Article main image
Feb 6, 2012

The topic of sourcing compensation is a hotly contested one. It always has been, and I suspect that it always will be. There are some who feel that sourcers are glorified administrative assistants and thus should be making right at minimum wage levels (if not less). There are others who feel that sourcing is an integral part of the hiring process as well as a valuable asset to other parts of an organization, and thus should be rewarded with six-figure incomes.

The purpose in conducting this sourcing salary survey was to take a look at sourcer compensation levels using a variety of different filters. Some results were expected, such as the fact that corporate sourcers make significantly more annually than their agency counterparts. Others were a little surprising, as you’ll see below in the infographic.

Perhaps most surprising was this: by taking your responses and breaking down, approximating, and averaging comp ranges, we discover that the average annual compensation for a sourcer is $73,000. That’s more than what most would have predicted.

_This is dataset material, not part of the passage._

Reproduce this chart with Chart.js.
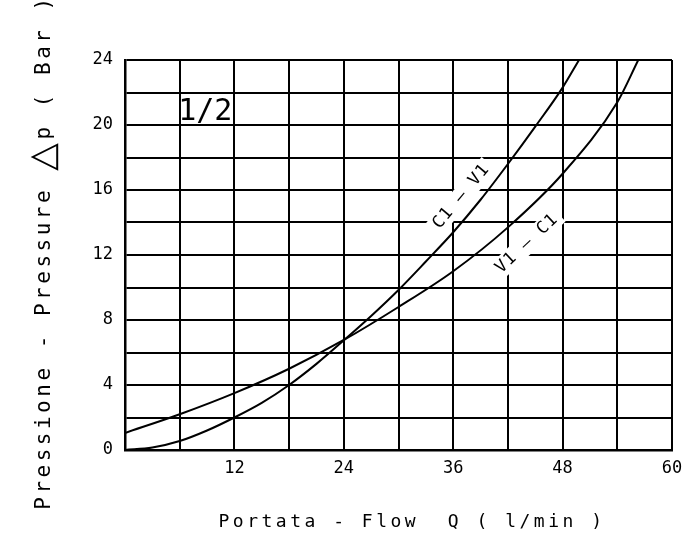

Below we present the findings of the 2011 Sourcing Salary Survey.

Basic Data

  • Total respondents: 238
    • Corporate: 61%
    • Agency: 26%
    • Contract: 14%
  • Geography represented
    • North America (U.S. and Canada): 83%
    • Europe: 5%
    • Asia: 5%
    • Australia: 4%
    • Africa: 1%
    • Middle East: 1%
    • Central America: <1%
  • Experience levels
    • < 5 years: 60%
    • >5 years: 40%
  • Role
    • Individual Contributor: 80%
    • Manager and above: 20%

Note: we did not draw geographical comparisons from our data given the fact that a large majority of responses were from North America alone. In future surveys we hope to have a more geographically diverse sampling from which to draw conclusions.

Aside from the conclusions listed above in the infographic, we wanted to show a few extra graphs that presented some interesting results.

Corporate vs. Agency Compensation

The percentages are based on total responses in the given categories. You’ll see with agency sourcers, annual compensation spiked around the $30,000-$40,000 range and then dropped quickly, where corporate compensation remained more steady until reaching the $100,000-$120,000 range. If we break these down and find approximate average compensations, here’s what this looks like:

  • Agency compensation average: $51,00
  • Corporate compensation average: $77,000
  • Total compensation average: $73,000


Agency sourcers make significantly less than corporate sourcers. We all pretty much expected to find that. But the surprise here is the average compensation level of sourcers based on our survey results — $73,000 is certainly higher than what many seem to think should be the standard. If you work this out to an hourly range, it’s just slightly more than $35/hour.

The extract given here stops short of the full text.